Determine if a script uses the Joining Type
property
to select contextual forms.
Typically this is used to select a shaping engine, which will then call
joining_type/1
and joining_group/1
to do cursive shaping.
Examples
iex> UnicodeData.uses_joining_type?("Latin")
false
iex> UnicodeData.uses_joining_type?("Arabic")
true
iex> UnicodeData.uses_joining_type?("Nko")
true
You can also pass the script short name.
iex> UnicodeData.uses_joining_type?("syrc")
true
The Vertical_Orientation
property indicates the default character orientation when laying out vertical text.
This is intended to be a reasonable or legible default to use when laying out plain text in vertical columns. A text layout program may need to consider the script, style, or context rather than relying exclusively on the value of this property.
For more details, including a table of representative glyphs for the Tu
and Tr
values, see
UAX #50.
It returns one of the following values:
U
Upright - The character is typically displayed upright (not rotated).R
Rotated - The character is typically displayed sideways (rotated 90 degrees).Tu
Typographically upright - Uses a different (unspecified) glyph but falls back to upright display.Tr
Typographically rotated - Uses a different (unspecified) glyph but falls back to rotated display.
This is sourced from VerticalOrientation.txt
Examples
iex> UnicodeData.vertical_orientation("$")
"R"
iex> UnicodeData.vertical_orientation("©")
"U"
iex> UnicodeData.vertical_orientation("《")
"Tr"
iex> UnicodeData.vertical_orientation("ゃ")
"Tu"
The Word_Break
property can be used to help determine word boundaries.

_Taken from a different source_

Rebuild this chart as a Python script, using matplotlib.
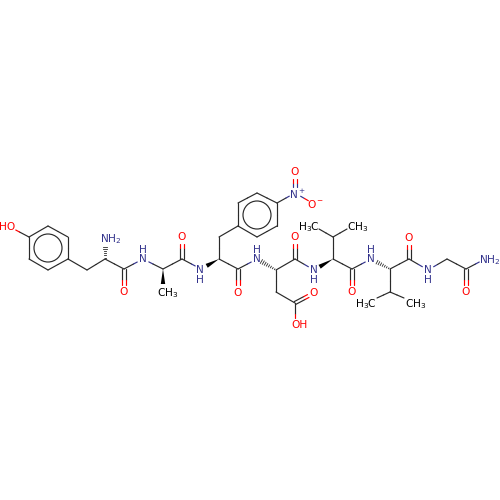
#!/usr/bin/env python3

import numpy as np
import matplotlib
matplotlib.use("Agg")
import matplotlib.pyplot as plt
from matplotlib.patches import Circle, Polygon

# atom positions, in image pixels
atom_x = [29, 48, 68, 68, 48, 29, 10, 87, 105, 105, 124, 124, 143, 163, 163, 182, 182, 201,
          219, 238, 238, 219, 238, 238, 257, 277, 277, 257, 295, 295, 314, 257, 276, 295, 295,
          276, 295, 314, 295, 314, 333, 333, 319, 347, 352, 352, 371, 390, 390, 377, 404, 409,
          409, 428, 447, 466, 466, 485]
atom_y = [237, 226, 237, 259, 270, 259, 227, 270, 259, 241, 269, 291, 259, 269, 290, 259, 237, 269,
          259, 269, 291, 237, 226, 203, 193, 203, 226, 237, 193, 172, 204, 259, 270, 259, 237,
          292, 303, 293, 324, 270, 259, 237, 229, 229, 269, 291, 259, 269, 292, 298, 298, 259,
          238, 270, 259, 269, 291, 259]
atom_kind = ["C", "C", "C", "C", "C", "C", "O", "C", "C", "N", "C", "O", "N", "C", "C", "C", "O", "N",
             "C", "C", "O", "C", "C", "C", "C", "C", "C", "C", "N", "O", "O", "N", "C", "C", "O",
             "C", "C", "O", "O", "N", "C", "C", "C", "C", "C", "O", "N", "C", "C", "C", "C", "C",
             "O", "N", "C", "C", "O", "N"]

single_bonds = [(0, 1), (1, 2), (2, 3), (3, 4), (4, 5), (5, 0), (0, 6), (3, 7), (7, 8), (8, 10),
                (10, 12), (12, 13), (13, 15), (15, 17), (18, 19), (18, 21), (21, 22),
                (22, 23), (23, 24), (24, 25), (25, 26), (26, 27), (27, 22), (25, 28), (28, 30),
                (19, 31), (32, 33), (32, 35), (35, 36), (36, 38), (33, 39), (40, 41), (41, 42),
                (41, 43), (40, 44), (44, 46), (47, 48), (48, 49), (48, 50), (47, 51), (51, 53),
                (53, 54), (54, 55), (55, 57)]
double_bonds = [(10, 11), (15, 16), (19, 20), (28, 29), (33, 34), (36, 37), (44, 45), (51, 52),
                (55, 56)]
wedge_bonds = [(13, 14), (18, 17), (40, 39)]
hash_bonds = [(8, 9), (32, 31), (47, 46)]
ring_centers = [(48, 248), (257, 215)]

BLUE = "#33338c"
RED = "#ff0000"
BLACK = "#000000"

# label text with the point it is centred on
label_text = ["HO", "NH$_2$", "O", "N", "H", "CH$_3$", "O", "N", "H", "O", "N$^+$", "O", "O$^-$",
              "N", "H", "O", "N", "H", "O", "OH", "H$_3$C", "CH$_3$", "N", "H", "O", "H$_3$C",
              "CH$_3$", "N", "H", "O", "O", "NH$_2$"]
label_x = [7, 111, 124, 143, 143, 168, 182, 200, 200, 238, 297, 295, 316,
           257, 257, 295, 314, 314, 314, 299, 309, 358, 371, 371, 352, 366,
           416, 428, 428, 409, 466, 490]
label_y = [227, 239, 292, 259, 250, 293, 237, 270, 280, 293, 194, 172, 204,
           259, 250, 237, 270, 280, 293, 325, 227, 227, 259, 250, 292, 304,
           304, 270, 280, 238, 292, 260]
label_color = [RED, BLUE, RED, BLUE, BLUE, BLACK, RED, BLUE, BLUE, RED, BLUE, RED, RED,
               BLUE, BLUE, RED, BLUE, BLUE, RED, RED, BLACK, BLACK, BLUE, BLUE, RED, BLACK,
               BLACK, BLUE, BLUE, RED, RED, BLUE]

bond_color = {"C": "#2a2a2a", "N": BLUE, "O": RED}
GAP = {"C": 0.0, "N": 6.5, "O": 6.5}


def half_bond(ax, p, q, kp, kq):
    # two-tone bond, clipped back where an atom carries a label
    p, q = np.array(p, float), np.array(q, float)
    length = np.hypot(*(q - p))
    u = (q - p) / length
    a = p + u * GAP[kp]
    b = q - u * GAP[kq]
    m = (p + q) / 2
    ax.plot([a[0], m[0]], [a[1], m[1]], color=bond_color[kp], lw=0.85, solid_capstyle="round")
    ax.plot([m[0], b[0]], [m[1], b[1]], color=bond_color[kq], lw=0.85, solid_capstyle="round")


fig = plt.figure(figsize=(5, 5), dpi=100)
ax = fig.add_axes([0, 0, 1, 1])
ax.set_xlim(0, 500)
ax.set_ylim(500, 0)
ax.axis("off")

pts = list(zip(atom_x, atom_y))

for i, j in single_bonds:
    half_bond(ax, pts[i], pts[j], atom_kind[i], atom_kind[j])

for i, j in double_bonds:
    p, q = np.array(pts[i], float), np.array(pts[j], float)
    u = (q - p) / np.hypot(*(q - p))
    n = np.array([-u[1], u[0]]) * 1.6
    half_bond(ax, p + n, q + n, atom_kind[i], atom_kind[j])
    half_bond(ax, p - n, q - n, atom_kind[i], atom_kind[j])

for i, j in wedge_bonds:
    p, q = np.array(pts[i], float), np.array(pts[j], float)
    u = (q - p) / np.hypot(*(q - p))
    n = np.array([-u[1], u[0]]) * 2.2
    q = q - u * GAP[atom_kind[j]]
    if atom_kind[j] == "C":
        q = q - u * 6
    ax.add_patch(Polygon([p, q + n, q - n], closed=True, fc="black", ec="none"))

for i, j in hash_bonds:
    p, q = np.array(pts[i], float), np.array(pts[j], float)
    length = np.hypot(*(q - p))
    u = (q - p) / length
    n = np.array([-u[1], u[0]])
    for t in np.arange(1.5, length - 5, 2.2):
        c = p + u * t
        w = 0.3 + 2.4 * t / length
        ax.plot([c[0] - n[0] * w, c[0] + n[0] * w], [c[1] - n[1] * w, c[1] + n[1] * w],
                color="#2a2a2a", lw=0.6)

for cx, cy in ring_centers:
    ax.add_patch(Circle((cx, cy), 14, fc="none", ec="#2a2a2a", lw=0.85))

for x, y, s, c in zip(label_x, label_y, label_text, label_color):
    ax.text(x, y, s, color=c, fontsize=7.6, ha="center", va="center", family="DejaVu Sans",
            math_fontfamily="dejavusans")

fig.savefig("out.png", dpi=100)
plt.close()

UAX #29 provides a simple algorithm that uses this property to handle most unambiguous situations. To get better results, you should tailor the algorithm for the locale and context. In particular, hyphens and apostrophes commonly require a better understanding of the context to correctly determine if they indicate a word boundary.
For a list of possible return values, best practices and implementation notes, you should refer to section 4 of UAX #29.
This is sourced from WordBreakProperty.txt
Examples
iex> UnicodeData.word_breaking("B")
"ALetter"
iex> UnicodeData.word_breaking("ァ")
"Katakana"
iex> UnicodeData.word_breaking("´")
"Other"